The next day, Prado ate lunch alone in the hotel restaurant, which was packed with holiday diners. The restaurant closed after lunch, however, and the hotel soon empti
ed of all the guests except for Prado and an airline crew. Hours later, when he asked at the reception desk where he might find dinner, the clerk said he was out of luck. Every restaurant in the city was closed for Christmas Eve. Prado returned to his room, finished off the courtesy basket of crackers the hotel had left on his dresser and drank half the bottle of añejo. Soon he was shivering. With the hotel nearly empty, the management had lowered the heat, and his room was becoming inhospitable. So Prado took off walking.

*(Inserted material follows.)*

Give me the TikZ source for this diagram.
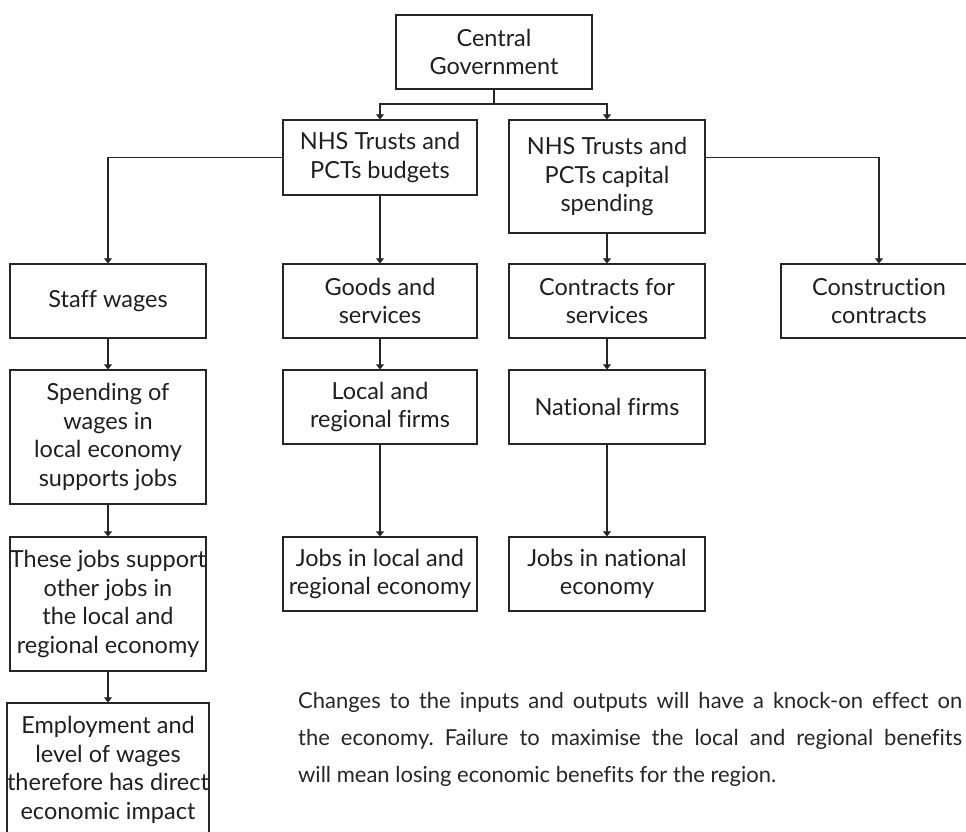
\documentclass[tikz,border=0pt]{standalone}
\usepackage{fontspec}
\setmainfont[Ligatures=CommonOff]{Lato}
\usetikzlibrary{arrows.meta}
\frenchspacing
\begin{document}
\begin{tikzpicture}[x=1pt,y=-1pt,
  box/.style={draw=black!85, line width=1.2pt, minimum width=196pt, align=center,
    inner sep=0pt, font=\fontsize{23.5}{28.5}\selectfont, text=black!88},
  conn/.style={draw=black!85, line width=1.1pt, -{Triangle[width=8pt,length=5pt]}},
  line/.style={draw=black!85, line width=1.1pt},
  para/.style={anchor=base west, inner sep=0pt, font=\fontsize{22}{37}\selectfont, text=black!85}]
\useasboundingbox (0,0) rectangle (966,832);
\clip (0,0) rectangle (966,832);
% nodes
\node[box, minimum height=74pt] (cg) at (494,52) {Central\\Government};
\node[box, minimum width=194pt, minimum height=75pt] (bud) at (380,157.5) {NHS Trusts and\\PCTs budgets};
\node[box, minimum height=113pt] (cap) at (607,176.5) {NHS Trusts and\\PCTs capital\\spending};
\node[box, minimum height=74pt] (staff) at (108,301) {Staff wages};
\node[box, minimum width=194pt, minimum height=74pt] (goods) at (380,301) {Goods and\\services};
\node[box, minimum height=74pt] (contr) at (607,301) {Contracts for\\services};
\node[box, minimum height=74pt] (constr) at (879,301) {Construction\\contracts};
\node[box, minimum height=134pt] (spend) at (108,437) {Spending of\\wages in\\local economy\\supports jobs};
\node[box, minimum width=194pt, minimum height=74pt] (local) at (380,407) {Local and\\regional firms};
\node[box, minimum height=74pt] (nat) at (607,407) {National firms};
\node[box, minimum height=134pt] (these) at (108,604) {These jobs support\\other jobs in\\the local and\\regional economy};
\node[box, minimum width=194pt, minimum height=74pt] (jobsl) at (380,574) {Jobs in local and\\regional economy};
\node[box, minimum height=74pt] (jobsn) at (607,574) {Jobs in national\\economy};
\node[box, minimum height=134pt] (emp) at (108,770) {Employment and\\level of wages\\therefore has direct\\economic impact};
% connectors
\coordinate (split) at (494,104);
\draw[line] (cg.south) -- (split);
\draw[conn] (split) -| (bud.north);
\draw[conn] (split) -| (cap.north);
\draw[conn] (bud.west) -| (staff.north);
\draw[conn] (cap.east |- bud.west) -| (constr.north);
\draw[conn] (bud) -- (goods);
\draw[conn] (cap) -- (contr);
\draw[conn] (staff) -- (spend);
\draw[conn] (spend) -- (these);
\draw[conn] (these) -- (emp);
\draw[conn] (goods) -- (local);
\draw[conn] (local) -- (jobsl);
\draw[conn] (contr) -- (nat);
\draw[conn] (nat) -- (jobsn);
% paragraph
\node[para] (p1) at (298,708) {\makebox[664pt][s]{Changes to the inputs and outputs will have a knock-on effect on}};
\node[para] (p2) at (298,745) {\makebox[664pt][s]{the economy. Failure to maximise the local and regional benefits}};
\node[para] (p3) at (298,782) {will mean losing economic benefits for the region.};
\end{tikzpicture}
\end{document}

The streets of Hamburg were cold and empty, but every house Prado passed was ablaze with light, and people inside were noisily celebrating. The contrast with his own sharp loneliness could not have been more painful. Three months’ worth of anxiety and loss swept over him, and tears ran down his cheeks. Here he was, walking strange streets in a city in Germany, late on Christmas Eve, separated from his wife and little children, and exiled from his beloved Cuba. The brightly lit German houses all around him and the half bottle of rum he had drunk on a nearly empty stomach pushed him over the brink into a sadness he had not until then allowed himself to feel. He could not stop weeping.
Prado returned from his trip convinced that the European market for Bacardi rum was not being exploited to the limits of its potential, and he wrote Bosch a letter to that effect. Years passed, however, before his recommendations were acted on. Bosch’s goal in sending Prado to Europe had been less to promote Bacardi sales than to defend the Bacardi brand. He wanted to block Fidel Castro from establishing any presence on the continent with his socialist version of “Bacardi” rum. If a single European distributor switched orders from the Bacardi family’s product to the “Bacardi” rum being shipped from the nationalized plant in Santiago, Bosch feared, it would raise the question of which was the real thing.